= Anders Beer (shipowner) =

Norwegian shipowner and tanner

Anders Beer (15 January 1801 – 24 January 1863) was a Norwegian ship-owner and tanner.

He was born in Flekkefjord as a son of ship-owner and consul Christopher Beer (1770–1839) and Anne Malene Tjørsvaag (1772–1820). He was a younger brother of Jens Henrik Beer, and a grandson of Jens Henrik Beer, Sr.

He attended Christianssand Cathedral School, and also stayed in France for some time before becoming a businessman in his hometown. Like many others in the town, he made a living out of the herring fishing industry as well as shipbuilding. He also operated a small tobacco factory and a mill in the district Tjørsvågstranden. After 1838 the herring fishing in South Norway declined rapidly, and Beer sold his ships and developed small industry at Tjørsvågstranden. He opened an oil press (linseed oil and other types), a sawmill, a bakery and a tannery. The tannery became especially successful, and Beer has been credited with founding the tanning industry in Norway. He was the first to import hides to Norway. He exported to Sweden, in addition to covering the South Norwegian market with his products. The export was conducted with three ships owned by Beer, one sloop and two lesser vessels.

Beer was a consul of France from 1829 to 1837 and Denmark from 1853 to 1858. He was also the mayor of Flekkefjord Municipality for the year of 1843, being preceded by Johan Andreas Kraft and succeeded by L. L. Ross. In 1855 he paid for a road connection between Flekkefjord and Tjørsvågstranden.

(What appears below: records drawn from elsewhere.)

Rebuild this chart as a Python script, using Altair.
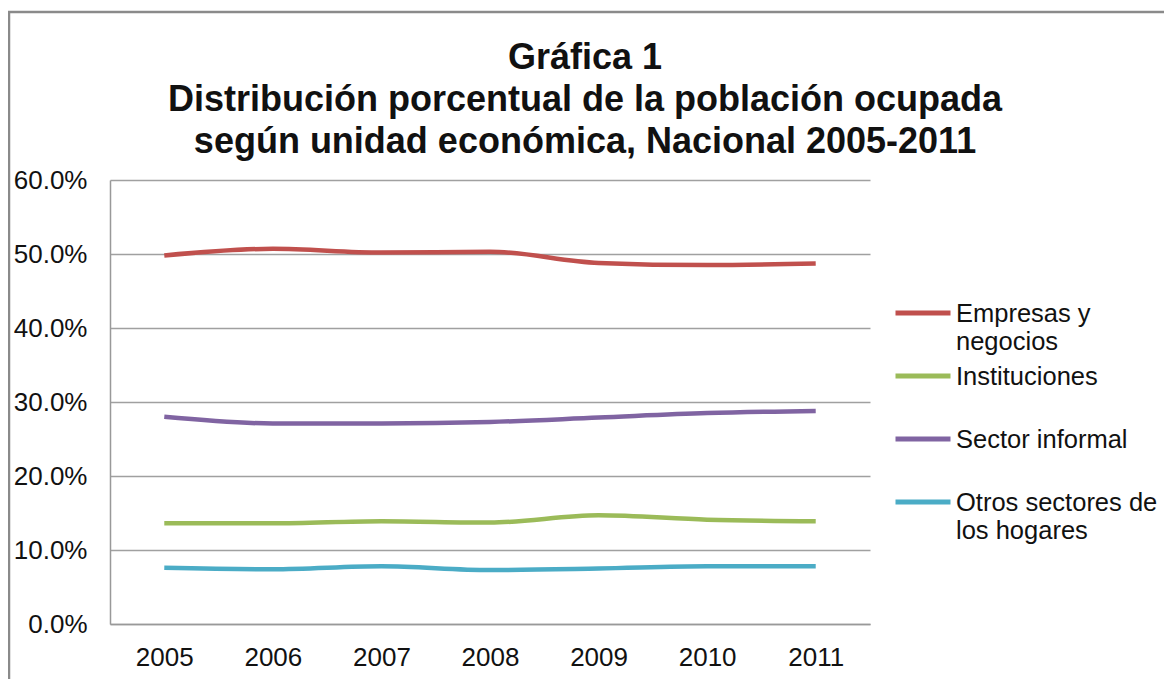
import altair as alt
import pandas as pd

years = ["2005", "2006", "2007", "2008", "2009", "2010", "2011"]
series_names = ["Empresas y negocios", "Instituciones", "Sector informal", "Otros sectores de los hogares"]
empresas = [49.8, 50.7, 50.2, 50.3, 48.8, 48.5, 48.7]
instituciones = [13.6, 13.6, 13.9, 13.7, 14.7, 14.1, 13.9]
informal = [28.0, 27.1, 27.1, 27.3, 27.9, 28.5, 28.8]
hogares = [7.6, 7.4, 7.8, 7.3, 7.5, 7.8, 7.8]
colors = ["#C0504D", "#9BBB59", "#8064A2", "#4BACC6"]

rows = []
for name, vals in zip(series_names, [empresas, instituciones, informal, hogares]):
    for y, v in zip(years, vals):
        rows.append({"Año": y, "Serie": name, "Valor": v / 100})
df = pd.DataFrame(rows)

font = "Liberation Sans"

label_expr = ("datum.label == 'Empresas y negocios' ? ['Empresas y', 'negocios'] : "
              "datum.label == 'Otros sectores de los hogares' ? ['Otros sectores de', 'los hogares'] : "
              "datum.label")

lines = alt.Chart(df).mark_line(strokeWidth=4.5, interpolate="monotone").encode(
    x=alt.X("Año:O", scale=alt.Scale(type="point", padding=0.5),
            axis=alt.Axis(title=None, labelAngle=0, labelFontSize=26, labelFont=font,
                          labelColor="#111", ticks=False, domainColor="#999",
                          domainWidth=1.5, labelPadding=20, grid=False)),
    y=alt.Y("Valor:Q", scale=alt.Scale(domain=[0, 0.6]),
            axis=alt.Axis(title=None, format=".1%", values=[0, 0.1, 0.2, 0.3, 0.4, 0.5, 0.6],
                          labelFontSize=26, labelFont=font, labelColor="#111",
                          ticks=False, domainColor="#999", domainWidth=1.5,
                          gridColor="#a0a0a0", gridWidth=1.5, labelPadding=23)),
    color=alt.Color("Serie:N", scale=alt.Scale(domain=series_names, range=colors),
                    legend=alt.Legend(title=None, orient="none", legendX=783, legendY=112,
                                      symbolType="M-1,-0.33L1,-0.33", symbolSize=3025,
                                      symbolStrokeWidth=5,
                                      labelFontSize=25.5, labelFont=font, labelColor="#111",
                                      labelOffset=3, rowPadding=0, labelLimit=400,
                                      gridAlign="all", labelBaseline="alphabetic",
                                      labelExpr=label_expr)),
)

frame = alt.Chart(pd.DataFrame({"f": [0]})).mark_rect(
    filled=False, stroke="#8a8a8a", strokeWidth=2.5
).encode(x=alt.value(-101), x2=alt.value(1200), y=alt.value(-168), y2=alt.value(700))

chart = alt.layer(frame, lines).properties(
    width=760, height=444,
    padding={"left": 102, "top": 172, "right": 294, "bottom": 55},
    autosize=alt.AutoSizeParams(type="none"),
    title=alt.TitleParams(
        text=["Gráfica 1", "Distribución porcentual de la población ocupada",
              "según unidad económica, Nacional 2005-2011"],
        fontSize=36, font=font, fontWeight="bold", color="#111", lineHeight=42,
        anchor="middle", frame="group", dx=95, offset=-150),
).configure_view(stroke=None)

chart.save("out.html", embed_options={"renderer": "svg", "actions": False})
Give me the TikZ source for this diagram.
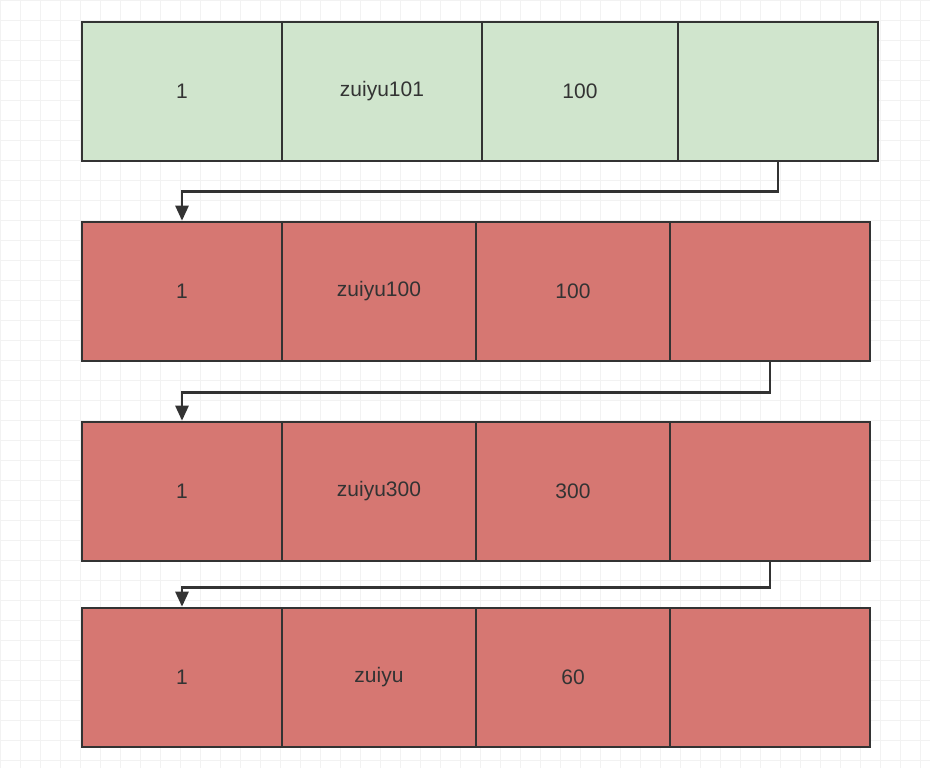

Beer was married twice, first to Kirstine Dorothea Lassen (1803–1843) and then to Thea Smith (1822–1914). He was a maternal grandfather of Anders Beer Wilse. He died in January 1863 in Flekkefjord. His company went bankrupt shortly after his death, but other tanneries in the town survived. A road in Flekkefjord, Anders Beers gate, has been named after him.